La deuxième raison qui me pousse à raisonner en spirale, outre cette défiance que j’éprouve pour l’article universitaro-universitaire, c’est qu’il n’est pas prouvé, sauf en sciences exactes, que la réflexion en ligne droite soit le meilleur moyen de cerner l’objet sur lequel on réfléchit. Edgar Morin ({La Voie}, 2011), promoteur de ce qu’il nomme « la pensée complexe », n’a eu de cesse de mettre en garde contre les limitations « de la causalité linéaire qui ignore les boucles rétroactives ». Longtemps en effet, en Occident, on a raillé, outre le « mode de production asiatique » en économie, ce qu’on pourrait appeler « le mode de penser oriental » en philosophie. A entendre maints cartésiens caucasiens, l’Homme oriental serait dépourvu de vraie pensée logique et les textes qu’il produit seraient au mieux des méditations un peu décousues qui ignorent le concept et ne s’appuient que sur des métaphores. Ou sur des notions difficilement cernables, voire obscures, tels que le « yin » et le « yang ». Sans faire de l’ironie facile, on peut demander à ces gens qui sont persuadés que la seule pensée est celle qui « parle grec » pourquoi la Chine est la deuxième puissance mondiale, le Japon la troisième et la Corée du Sud la huitième alors que la…Grèce, entre autres, se débat dans les profondeurs du classement.

La troisième raison est le fait que la digression, et son corollaire l’exemplification, permettent à la pensée de prendre des « chimen-chien », des chemins de traverses, lesquels ouvrent des fenêtres inaperçues par le raisonnement en ligne droite et surtout obligent à revenir en arrière, à revoir ou rediscuter tel ou tel point qui avait été avancé, à « ressasser » comme dit joliment Glissant dont l’ouvrage « Poétique de la Relation » est une brillante démonstration de ce que j’essaie, sans doute maladroitement, d’exposer. Chacun comprendra qu’il est « toutafaitement » (comme on dit en créole) impossible de pratiquer le mode de penser spiralique dans le cadre étroit et balisé d’un article universitaire classique. Seul le livre peut permettre pareille chose ! Comme les créolistes confirmés (et renommés) sont ceux auxquels s’adressent en priorité cette chronique et qu’ils n’ont plus rien à prouver universitairement parlant, pourquoi persistent-ils à s’enferrer dans la voie classique et pourquoi n’essaient-ils pas de se débarrasser de la camisole de force universitariste ? Pourquoi n’essaient-ils pas de faire preuve d’audace conceptuelle en violant les frontières de leurs disciplines académiques afin de nous donner cette « pensée du fait créole » dont nous avons aujourd’hui si urgemment besoin ?

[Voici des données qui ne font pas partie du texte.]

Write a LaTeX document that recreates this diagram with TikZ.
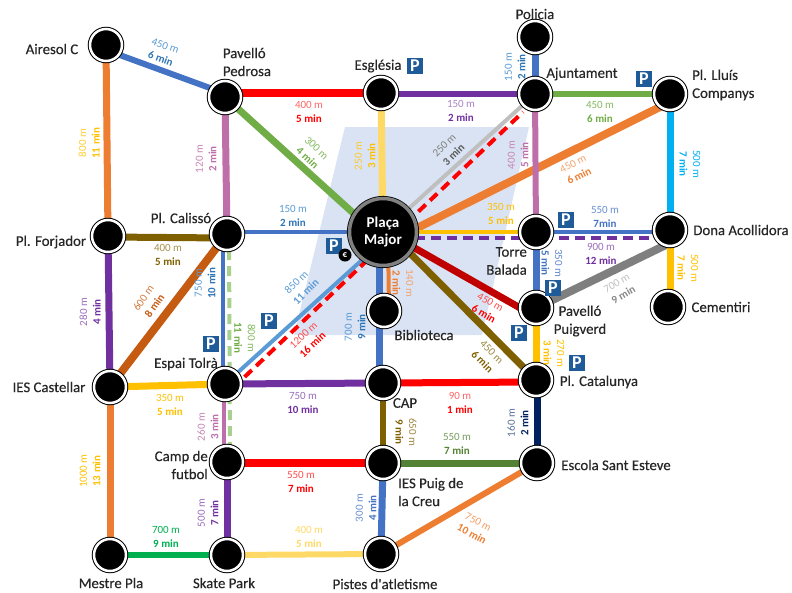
\documentclass[tikz,border=0pt]{standalone}
\usepackage{fontspec}
\setmainfont{Carlito}
\newfontfamily\stnfont{Carlito}[FakeBold=0.35]
\usetikzlibrary{backgrounds}
\definecolor{cblue}{HTML}{4472C4}
\definecolor{cmid}{HTML}{2E75B6}
\definecolor{csky}{HTML}{5B9BD5}
\definecolor{corange}{HTML}{ED7D31}
\definecolor{cdorange}{HTML}{C55A11}
\definecolor{cgreen}{HTML}{70AD47}
\definecolor{cdgreen}{HTML}{548235}
\definecolor{clgreen}{HTML}{A9D18E}
\definecolor{cvivid}{HTML}{00B050}
\definecolor{cpurple}{HTML}{7030A0}
\definecolor{cpink}{HTML}{BE6FA9}
\definecolor{cgold}{HTML}{FFC000}
\definecolor{cpale}{HTML}{FFD966}
\definecolor{cbrown}{HTML}{7F6000}
\definecolor{cdred}{HTML}{C00000}
\definecolor{cnavy}{HTML}{002060}
\definecolor{ccyan}{HTML}{00B0F0}
\definecolor{cgrey}{HTML}{7F7F7F}
\definecolor{clgrey}{HTML}{BFBFBF}
\definecolor{cdgrey}{HTML}{595959}
\definecolor{cquad}{HTML}{DAE3F3}
\definecolor{cpark}{HTML}{1F5A99}
\definecolor{ctext}{HTML}{262626}
\tikzset{
  stn/.style={circle,draw=black,fill=black,line width=1pt,double=white,double distance=2.5pt,minimum size=32pt,inner sep=0pt},
  hub/.style={circle,draw=black,fill=black,line width=0.8pt,double=gray,double distance=3.5pt,minimum size=67pt,inner sep=0pt,text=white,align=center,font=\fontsize{15}{17.5}\selectfont\bfseries},
  stnname/.style={text=ctext,inner sep=0pt,font=\stnfont\fontsize{14.8}{18}\selectfont},
  dlab/.style={inner sep=0pt,align=center,font=\fontsize{11}{13.5}\selectfont},
  parkbox/.style={fill=cpark,text=white,minimum size=16.5pt,inner sep=0pt,font=\fontsize{18}{18}\selectfont\bfseries},
  euro/.style={circle,fill=black,text=white,minimum size=13pt,inner sep=0pt,font=\fontsize{9}{9}\selectfont\bfseries},
  ln/.style={line width=#1},
  dashline/.style={line width=4pt,dash pattern=on 10pt off 6pt}
}
\newcommand{\dl}[7]{\node[dlab,rotate=#3,text=#4] (#1) at (#2) {{\color{#5}#6}\\\textbf{#7}};}
\newcommand{\pk}[2]{\node[parkbox] (#1) at (#2) {P};}
\begin{document}
\begin{tikzpicture}[x=1pt,y=-1pt]
\useasboundingbox (0,0) rectangle (792,592);
% stations
\node[stn] (airesol) at (106,45) {};
\node[stn] (pedrosa) at (225,97) {};
\node[stn] (esglesia) at (381,93) {};
\node[stn] (ajunt) at (535,94) {};
\node[stn] (policia) at (535,37) {};
\node[stn] (lluis) at (670,94) {};
\node[stn] (calisso) at (227,234) {};
\node[stn] (forjador) at (108,236) {};
\node[stn] (torre) at (536,232) {};
\node[stn] (dona) at (670,230) {};
\node[stn] (puigverd) at (536,308) {};
\node[stn] (cementiri) at (668,307) {};
\node[stn] (biblio) at (384,311) {};
\node[stn] (espai) at (225,384) {};
\node[stn] (castellar) at (110,387) {};
\node[stn] (cap) at (383,383) {};
\node[stn] (catalunya) at (536,380) {};
\node[stn] (camp) at (227,462) {};
\node[stn] (puig) at (383,463) {};
\node[stn] (escola) at (537,463) {};
\node[stn] (mestre) at (110,555) {};
\node[stn] (skate) at (227,555) {};
\node[stn] (pistes) at (381,554) {};
\node[hub] (major) at (383,232) {Plaça\\Major};
% connectors
\begin{scope}[on background layer]
\fill[cquad] (345,127) -- (529,127) -- (482,335) -- (294,335) -- cycle;
\draw[ln=6pt,cblue] ([yshift=-5pt]airesol.center) -- ([yshift=3.5pt]pedrosa.center);
\draw[ln=7pt,corange] (airesol) -- (forjador);
\draw[ln=8pt,red] (pedrosa.center |- esglesia.center) -- (esglesia.center);
\draw[ln=6pt,cpurple] (esglesia.center |- ajunt.center) -- (ajunt.center);
\draw[ln=6pt,cgreen] (ajunt) -- (lluis);
\draw[ln=7pt,cblue] (policia) -- (ajunt);
\draw[ln=7pt,cpink] (pedrosa) -- (calisso);
\draw[ln=7pt,cgreen] (pedrosa.center) -- ([yshift=-8pt]major.center);
\draw[ln=7pt,cpale] (esglesia) -- (major);
\draw[ln=4pt,clgrey] (ajunt) -- (major);
\draw[ln=8pt,corange] ([yshift=-8pt]lluis.center) -- ([yshift=-13pt]major.center);
\draw[ln=6pt,cpink] (ajunt) -- (torre);
\draw[ln=7pt,ccyan] (lluis) -- (dona);
\draw[ln=4pt,cgold] (major) -- (torre);
\draw[ln=4pt,cblue] (torre.center) -- (dona.center |- torre.center);
\draw[dashline,cpurple] ([yshift=-6pt]major.center) -- ([yshift=-8pt]dona.center);
\draw[ln=8pt,cgrey] ([yshift=-13pt]dona.center) -- (puigverd.center);
\draw[ln=7pt,cgold] (dona.center) -- (dona.center |- cementiri.center);
\draw[ln=7pt,cblue] (torre) -- (puigverd);
\draw[ln=7pt,cdred] ([yshift=2pt]major.center) -- ([yshift=-9pt]puigverd.center);
\draw[ln=7pt,cbrown] ([yshift=6pt]major.center) -- (catalunya.center);
\draw[ln=7pt,cgold] (puigverd) -- (catalunya);
\draw[ln=7pt,cnavy] (catalunya.center -| escola.center) -- (escola.center);
\draw[ln=7pt,cbrown] ([yshift=-1pt]forjador.center) -- ([yshift=-4pt]calisso.center);
\draw[ln=4pt,cblue] (calisso.center |- major.center) -- (major.center);
\draw[ln=8pt,cdorange] (calisso) -- (castellar);
\draw[ln=7pt,cpurple] (forjador) -- (castellar);
\draw[ln=4pt,cblue] ([xshift=-4pt]calisso.center) -- ([xshift=-2pt]espai.center);
\draw[ln=4pt,cpink] ([xshift=-1pt]espai.center) -- ([xshift=-3pt]camp.center);
\draw[ln=4pt,csky] (espai.center) -- ([yshift=-9pt]major.center);
\draw[ln=7pt,cgold] (castellar) -- (espai);
\draw[ln=7pt,corange] (castellar) -- (mestre);
\draw[ln=7pt,cpurple] (espai) -- (cap);
\draw[ln=7pt,red] (cap.center) -- ([yshift=-2pt]catalunya.center);
\draw[ln=6pt,cbrown] (cap) -- (puig);
\draw[ln=8pt,red] (camp.center |- puig.center) -- (puig.center);
\draw[ln=7pt,cdgreen] (puig.center |- escola.center) -- (escola.center);
\draw[ln=7pt,cpurple] (camp) -- (skate);
\draw[ln=7pt,cblue] (puig) -- (pistes);
\draw[ln=7pt,cblue] ([xshift=-4pt]major.center) -- ([xshift=-4pt]cap.center);
\draw[ln=4pt,corange] ([xshift=5pt]major.center) -- ([xshift=5pt]biblio.center);
\draw[ln=6pt,cvivid] (mestre) -- (skate);
\draw[ln=6pt,cpale] (skate) -- (pistes);
\draw[ln=6pt,corange] (pistes) -- (escola);
\draw[dashline,clgreen] ([xshift=2pt]calisso.center) -- ([xshift=3pt]camp.center);
\draw[dashline,red] ([shift={(8pt,-4pt)}]espai.center) -- ([shift={(-12pt,-18pt)}]ajunt.center);
\end{scope}
% station names
\node[stnname] (nairesol) at (52,49) {Airesol C};
\node[stnname,align=left] (npedrosa) at (247,62) {Pavelló\\Pedrosa};
\node[stnname] (nesglesia) at (378,66) {Església};
\node[stnname] (npolicia) at (535,14) {Policia};
\node[stnname] (najunt) at (582,74) {Ajuntament};
\node[stnname,align=left,anchor=west] (nlluis) at (692,85) {Pl. Lluís\\Companys};
\node[stnname] (ndona) at (741,230) {Dona Acollidora};
\node[stnname,align=right,anchor=east] (ntorre) at (527,261) {Torre\\Balada};
\node[stnname,align=center] (npuigverd) at (580,321) {Pavelló\\Puigverd};
\node[stnname] (ncementiri) at (721,307) {Cementiri};
\node[stnname] (ncatalunya) at (599,382) {Pl. Catalunya};
\node[stnname] (nescola) at (616,465) {Escola Sant Esteve};
\node[stnname,align=left,anchor=west] (npuig) at (398,492) {IES Puig de\\la Creu};
\node[stnname] (ncap) at (405,403) {CAP};
\node[stnname] (nbiblio) at (424,335) {Biblioteca};
\node[stnname] (ncalisso) at (181,218) {Pl. Calissó};
\node[stnname] (nforjador) at (51,242) {Pl. Forjador};
\node[stnname] (ncastellar) at (49,387) {IES Castellar};
\node[stnname] (nespai) at (186,364) {Espai Tolrà};
\node[stnname,align=right,anchor=east] (ncamp) at (208,465) {Camp de\\futbol};
\node[stnname] (nmestre) at (111,583) {Mestre Pla};
\node[stnname] (nskate) at (224,583) {Skate Park};
\node[stnname] (npistes) at (385,584) {Pistes d'atletisme};
% parking
\pk{p1}{415,66}
\pk{p2}{644,79}
\pk{p3}{566,220}
\pk{p4}{553,288}
\pk{p5}{519,333}
\pk{p6}{577,363}
\pk{p7}{334,246}
\pk{p8}{211,344}
\pk{p9}{269,321}
\node[euro] (peuro) at (345,255) {€};
% distance labels
\dl{d1}{163,52}{-20}{cmid}{csky}{450 m}{6 min}
\dl{d2}{89,143}{90}{cgold}{cgold!80}{800 m}{11 min}
\dl{d3}{206,159}{90}{cpink}{cpink!85}{120 m}{2 min}
\dl{d4}{309,112}{0}{red}{red!60}{400 m}{5 min}
\dl{d5}{312,153}{-43}{cgreen}{cgreen!85}{300 m}{4 min}
\dl{d6}{365,156}{90}{cgold}{cgold!85}{250 m}{3 min}
\dl{d7}{293,216}{0}{cmid}{csky}{150 m}{2 min}
\dl{d8}{168,255}{0}{cbrown}{cbrown!70}{400 m}{5 min}
\dl{d9}{149,302}{55}{cdorange}{cdorange!80}{600 m}{8 min}
\dl{d10}{205,283}{90}{cmid}{csky}{750 m}{10 min}
\dl{d11}{90,312}{90}{cpurple}{cpurple!70}{280 m}{4 min}
\dl{d12}{301,287}{45}{csky}{csky}{850 m}{11 min}
\dl{d13}{308,340}{43}{red}{red!70}{1200 m}{16 min}
\dl{d14}{245,338}{-90}{cgreen}{cgreen!85}{800 m}{11 min}
\dl{d15}{355,327}{90}{cmid}{csky}{700 m}{9 min}
\dl{d16}{403,283}{-90}{corange}{corange!70}{140 m}{2 min}
\dl{d17}{449,150}{45}{cdgrey}{cgrey}{250 m}{3 min}
\dl{d18}{518,155}{90}{cpink}{cpink!85}{400 m}{5 min}
\dl{d19}{576,170}{27}{corange}{corange!70}{450 m}{6 min}
\dl{d20}{515,67}{90}{cmid}{csky}{150 m}{2 min}
\dl{d21}{461,111}{0}{cpurple}{cpurple!60}{150 m}{2 min}
\dl{d22}{600,112}{0}{cgreen}{cgreen!85}{450 m}{6 min}
\dl{d23}{690,164}{-90}{ccyan}{ccyan}{500 m}{7 min}
\dl{d24}{501,214}{0}{cgold}{cgold}{350 m}{5 min}
\dl{d25}{605,217}{0}{cblue}{cblue!80}{550 m}{7min}
\dl{d26}{601,254}{0}{cpurple}{cpurple!70}{900 m}{12 min}
\dl{d27}{552,263}{-90}{cblue}{cblue!85}{350 m}{5 min}
\dl{d28}{620,289}{30}{clgrey!70!black}{clgrey}{700 m}{9 min}
\dl{d29}{688,268}{-90}{cgold}{cgold}{500 m}{7 min}
\dl{d30}{487,308}{-30}{red}{red!70}{450 m}{6 min}
\dl{d31}{487,357}{-45}{cbrown}{cbrown!75}{450 m}{6 min}
\dl{d32}{554,353}{-90}{cgold}{cgold}{270 m}{3 min}
\dl{d33}{460,403}{0}{red}{red!60}{90 m}{1 min}
\dl{d34}{518,423}{90}{cnavy}{cnavy!65}{160 m}{2 min}
\dl{d35}{406,432}{-90}{cbrown}{cbrown!75}{650 m}{9 min}
\dl{d36}{457,444}{0}{cdgreen}{cdgreen!80}{550 m}{7 min}
\dl{d37}{475,528}{-28}{corange}{corange!75}{750 m}{10 min}
\dl{d38}{303,403}{0}{cpurple}{cpurple!70}{750 m}{10 min}
\dl{d39}{170,405}{0}{cgold}{cgold}{350 m}{5 min}
\dl{d40}{208,427}{90}{cpink}{cpink!85}{260 m}{3 min}
\dl{d41}{301,482}{0}{red}{red!70}{550 m}{7 min}
\dl{d42}{90,471}{90}{cgold}{cgold}{1000 m}{13 min}
\dl{d43}{208,513}{90}{cpurple}{cpurple!70}{500 m}{7 min}
\dl{d44}{166,537}{0}{cvivid}{cvivid}{700 m}{9 min}
\dl{d45}{309,537}{0}{cpale}{cpale}{400 m}{5 min}
\dl{d46}{366,508}{90}{cblue}{cblue!80}{300 m}{4 min}
\end{tikzpicture}
\end{document}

L’objet de cette septième chronique était d’entamer l’archéologie, au sens foucaldien, du terme « créole ». Ma façon de raisonner en spirales m’en a provisoirement détourné. C’est peut-être là l’occasion, en attendant la prochaine chronique, de relire (ou de lire) « Archéologie du savoir » (1969) du français Michel Foucault d’une main et «L’Orientalisme » (1978) de l’américano-palestinien Edward Said de l’autre…

(Ah, une ultime digression ! Le microcosme universitaire fonctionne selon le même système que la production de marchandises en système capitaliste : il a le culte du « nouveau », du « récent », du « tout neuf » et donc du jetable. On vous dira donc que lire des bouquins datant de 1969 ou 1978 ou les citer revient à « ne pas être à jour », à « ignorer les dernières avancées de la recherche » et bla-bla-bla. Sauf qu’à mon humble avis, il est plus fructueux de se reporter à l’ouvrage d’un grand maître, quand bien même il serait daté que 1952, qu’à l’articulet, daté de 2012, d’un petit maître de l’Université de Trifouillis-lès-Oies. En matière de pensée, il n’y a pas de « jetable » et ce qui est le plus récent n’est pas forcément le plus intéressant !).